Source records
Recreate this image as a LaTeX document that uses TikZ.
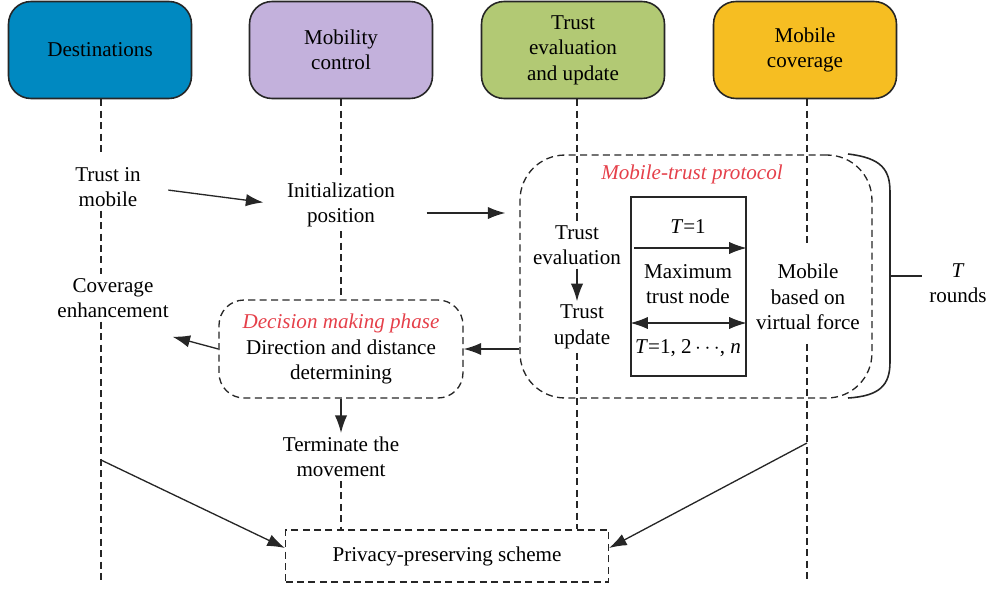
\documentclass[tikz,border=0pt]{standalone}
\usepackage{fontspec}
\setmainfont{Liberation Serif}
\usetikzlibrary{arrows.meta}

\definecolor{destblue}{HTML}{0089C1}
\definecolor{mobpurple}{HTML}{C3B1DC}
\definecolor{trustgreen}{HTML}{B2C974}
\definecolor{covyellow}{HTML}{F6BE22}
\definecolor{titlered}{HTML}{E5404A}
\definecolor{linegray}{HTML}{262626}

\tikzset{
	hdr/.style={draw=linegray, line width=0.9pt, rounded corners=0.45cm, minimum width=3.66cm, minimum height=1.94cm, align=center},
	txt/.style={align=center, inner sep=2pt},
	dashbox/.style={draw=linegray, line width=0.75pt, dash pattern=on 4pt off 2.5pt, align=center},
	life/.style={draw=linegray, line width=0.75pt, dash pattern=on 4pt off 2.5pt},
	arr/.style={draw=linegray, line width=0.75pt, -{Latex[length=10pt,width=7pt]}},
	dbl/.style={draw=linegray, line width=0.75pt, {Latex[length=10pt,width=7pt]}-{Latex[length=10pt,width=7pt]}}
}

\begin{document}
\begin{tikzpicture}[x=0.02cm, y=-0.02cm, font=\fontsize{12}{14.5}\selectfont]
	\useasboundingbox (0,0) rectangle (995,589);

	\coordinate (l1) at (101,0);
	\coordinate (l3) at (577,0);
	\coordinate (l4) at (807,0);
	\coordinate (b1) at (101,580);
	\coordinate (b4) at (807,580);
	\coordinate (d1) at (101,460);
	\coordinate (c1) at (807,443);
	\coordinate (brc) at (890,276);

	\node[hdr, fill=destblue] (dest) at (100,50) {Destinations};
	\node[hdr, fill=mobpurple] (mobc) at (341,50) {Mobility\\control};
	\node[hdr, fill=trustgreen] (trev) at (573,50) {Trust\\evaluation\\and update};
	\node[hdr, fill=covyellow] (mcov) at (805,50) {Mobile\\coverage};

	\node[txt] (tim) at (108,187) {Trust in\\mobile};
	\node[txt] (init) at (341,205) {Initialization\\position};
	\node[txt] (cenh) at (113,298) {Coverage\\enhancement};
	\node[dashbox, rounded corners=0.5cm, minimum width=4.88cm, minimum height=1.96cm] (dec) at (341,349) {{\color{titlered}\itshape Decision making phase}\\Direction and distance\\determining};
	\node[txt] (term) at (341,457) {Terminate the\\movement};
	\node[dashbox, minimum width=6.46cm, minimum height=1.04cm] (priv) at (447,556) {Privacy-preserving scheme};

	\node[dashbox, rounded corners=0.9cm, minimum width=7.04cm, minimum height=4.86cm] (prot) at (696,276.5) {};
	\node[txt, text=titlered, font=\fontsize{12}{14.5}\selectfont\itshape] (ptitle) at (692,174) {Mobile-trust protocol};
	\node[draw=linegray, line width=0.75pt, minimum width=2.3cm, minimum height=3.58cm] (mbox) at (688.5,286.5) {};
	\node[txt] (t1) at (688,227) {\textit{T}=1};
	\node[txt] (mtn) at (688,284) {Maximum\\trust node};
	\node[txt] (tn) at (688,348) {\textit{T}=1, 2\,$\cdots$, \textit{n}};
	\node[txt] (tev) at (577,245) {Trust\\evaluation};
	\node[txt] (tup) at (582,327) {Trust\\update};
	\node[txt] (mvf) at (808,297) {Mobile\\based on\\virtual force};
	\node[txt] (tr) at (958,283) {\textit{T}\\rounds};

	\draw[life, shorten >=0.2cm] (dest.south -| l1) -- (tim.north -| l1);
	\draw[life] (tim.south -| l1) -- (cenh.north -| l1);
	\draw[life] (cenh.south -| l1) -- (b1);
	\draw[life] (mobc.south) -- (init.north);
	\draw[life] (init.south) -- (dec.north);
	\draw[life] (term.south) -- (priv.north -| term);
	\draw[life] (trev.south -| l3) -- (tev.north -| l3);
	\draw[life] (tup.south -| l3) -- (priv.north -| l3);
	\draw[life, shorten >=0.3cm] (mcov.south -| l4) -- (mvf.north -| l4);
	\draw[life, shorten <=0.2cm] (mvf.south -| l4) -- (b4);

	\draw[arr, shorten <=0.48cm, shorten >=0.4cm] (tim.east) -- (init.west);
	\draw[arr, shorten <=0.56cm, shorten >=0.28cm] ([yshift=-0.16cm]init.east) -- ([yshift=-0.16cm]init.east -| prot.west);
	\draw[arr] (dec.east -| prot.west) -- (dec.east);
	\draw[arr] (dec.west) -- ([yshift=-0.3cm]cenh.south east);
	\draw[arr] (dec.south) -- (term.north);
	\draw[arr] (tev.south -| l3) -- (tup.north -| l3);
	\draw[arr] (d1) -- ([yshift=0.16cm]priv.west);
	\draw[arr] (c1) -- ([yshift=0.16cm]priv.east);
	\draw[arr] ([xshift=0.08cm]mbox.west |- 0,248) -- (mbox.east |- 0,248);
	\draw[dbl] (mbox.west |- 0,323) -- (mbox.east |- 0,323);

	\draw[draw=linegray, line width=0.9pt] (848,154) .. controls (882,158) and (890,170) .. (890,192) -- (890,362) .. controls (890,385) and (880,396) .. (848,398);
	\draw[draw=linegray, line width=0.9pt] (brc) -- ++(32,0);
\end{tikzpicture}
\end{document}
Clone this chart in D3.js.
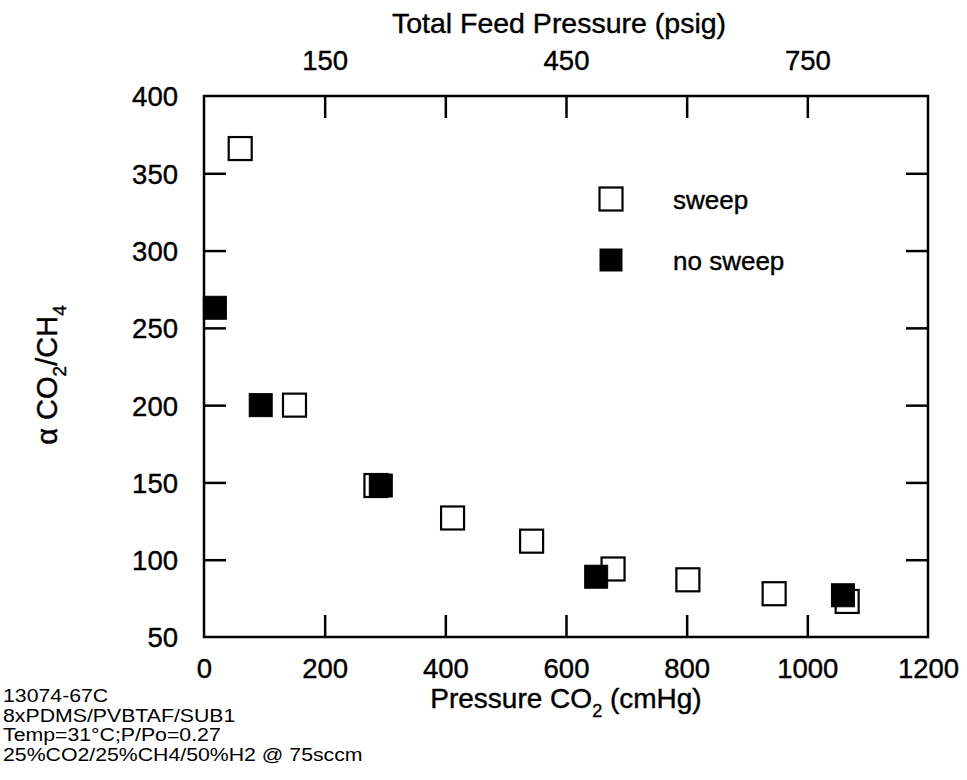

**GIVEN TASK:**
Output the material word for word, omitting its pictures.

**OUTPUT:**
Recreate this image as a LaTeX document that uses TikZ.
\documentclass[tikz,border=0pt]{standalone}
\usepackage{fontspec}
\setmainfont{Liberation Serif}
\usetikzlibrary{arrows.meta}

\definecolor{destblue}{HTML}{0089C1}
\definecolor{mobpurple}{HTML}{C3B1DC}
\definecolor{trustgreen}{HTML}{B2C974}
\definecolor{covyellow}{HTML}{F6BE22}
\definecolor{titlered}{HTML}{E5404A}
\definecolor{linegray}{HTML}{262626}

\tikzset{
	hdr/.style={draw=linegray, line width=0.9pt, rounded corners=0.45cm, minimum width=3.66cm, minimum height=1.94cm, align=center},
	txt/.style={align=center, inner sep=2pt},
	dashbox/.style={draw=linegray, line width=0.75pt, dash pattern=on 4pt off 2.5pt, align=center},
	life/.style={draw=linegray, line width=0.75pt, dash pattern=on 4pt off 2.5pt},
	arr/.style={draw=linegray, line width=0.75pt, -{Latex[length=10pt,width=7pt]}},
	dbl/.style={draw=linegray, line width=0.75pt, {Latex[length=10pt,width=7pt]}-{Latex[length=10pt,width=7pt]}}
}

\begin{document}
\begin{tikzpicture}[x=0.02cm, y=-0.02cm, font=\fontsize{12}{14.5}\selectfont]
	\useasboundingbox (0,0) rectangle (995,589);

	\coordinate (l1) at (101,0);
	\coordinate (l3) at (577,0);
	\coordinate (l4) at (807,0);
	\coordinate (b1) at (101,580);
	\coordinate (b4) at (807,580);
	\coordinate (d1) at (101,460);
	\coordinate (c1) at (807,443);
	\coordinate (brc) at (890,276);

	\node[hdr, fill=destblue] (dest) at (100,50) {Destinations};
	\node[hdr, fill=mobpurple] (mobc) at (341,50) {Mobility\\control};
	\node[hdr, fill=trustgreen] (trev) at (573,50) {Trust\\evaluation\\and update};
	\node[hdr, fill=covyellow] (mcov) at (805,50) {Mobile\\coverage};

	\node[txt] (tim) at (108,187) {Trust in\\mobile};
	\node[txt] (init) at (341,205) {Initialization\\position};
	\node[txt] (cenh) at (113,298) {Coverage\\enhancement};
	\node[dashbox, rounded corners=0.5cm, minimum width=4.88cm, minimum height=1.96cm] (dec) at (341,349) {{\color{titlered}\itshape Decision making phase}\\Direction and distance\\determining};
	\node[txt] (term) at (341,457) {Terminate the\\movement};
	\node[dashbox, minimum width=6.46cm, minimum height=1.04cm] (priv) at (447,556) {Privacy-preserving scheme};

	\node[dashbox, rounded corners=0.9cm, minimum width=7.04cm, minimum height=4.86cm] (prot) at (696,276.5) {};
	\node[txt, text=titlered, font=\fontsize{12}{14.5}\selectfont\itshape] (ptitle) at (692,174) {Mobile-trust protocol};
	\node[draw=linegray, line width=0.75pt, minimum width=2.3cm, minimum height=3.58cm] (mbox) at (688.5,286.5) {};
	\node[txt] (t1) at (688,227) {\textit{T}=1};
	\node[txt] (mtn) at (688,284) {Maximum\\trust node};
	\node[txt] (tn) at (688,348) {\textit{T}=1, 2\,$\cdots$, \textit{n}};
	\node[txt] (tev) at (577,245) {Trust\\evaluation};
	\node[txt] (tup) at (582,327) {Trust\\update};
	\node[txt] (mvf) at (808,297) {Mobile\\based on\\virtual force};
	\node[txt] (tr) at (958,283) {\textit{T}\\rounds};

	\draw[life, shorten >=0.2cm] (dest.south -| l1) -- (tim.north -| l1);
	\draw[life] (tim.south -| l1) -- (cenh.north -| l1);
	\draw[life] (cenh.south -| l1) -- (b1);
	\draw[life] (mobc.south) -- (init.north);
	\draw[life] (init.south) -- (dec.north);
	\draw[life] (term.south) -- (priv.north -| term);
	\draw[life] (trev.south -| l3) -- (tev.north -| l3);
	\draw[life] (tup.south -| l3) -- (priv.north -| l3);
	\draw[life, shorten >=0.3cm] (mcov.south -| l4) -- (mvf.north -| l4);
	\draw[life, shorten <=0.2cm] (mvf.south -| l4) -- (b4);

	\draw[arr, shorten <=0.48cm, shorten >=0.4cm] (tim.east) -- (init.west);
	\draw[arr, shorten <=0.56cm, shorten >=0.28cm] ([yshift=-0.16cm]init.east) -- ([yshift=-0.16cm]init.east -| prot.west);
	\draw[arr] (dec.east -| prot.west) -- (dec.east);
	\draw[arr] (dec.west) -- ([yshift=-0.3cm]cenh.south east);
	\draw[arr] (dec.south) -- (term.north);
	\draw[arr] (tev.south -| l3) -- (tup.north -| l3);
	\draw[arr] (d1) -- ([yshift=0.16cm]priv.west);
	\draw[arr] (c1) -- ([yshift=0.16cm]priv.east);
	\draw[arr] ([xshift=0.08cm]mbox.west |- 0,248) -- (mbox.east |- 0,248);
	\draw[dbl] (mbox.west |- 0,323) -- (mbox.east |- 0,323);

	\draw[draw=linegray, line width=0.9pt] (848,154) .. controls (882,158) and (890,170) .. (890,192) -- (890,362) .. controls (890,385) and (880,396) .. (848,398);
	\draw[draw=linegray, line width=0.9pt] (brc) -- ++(32,0);
\end{tikzpicture}
\end{document}
Clone this chart in D3.js.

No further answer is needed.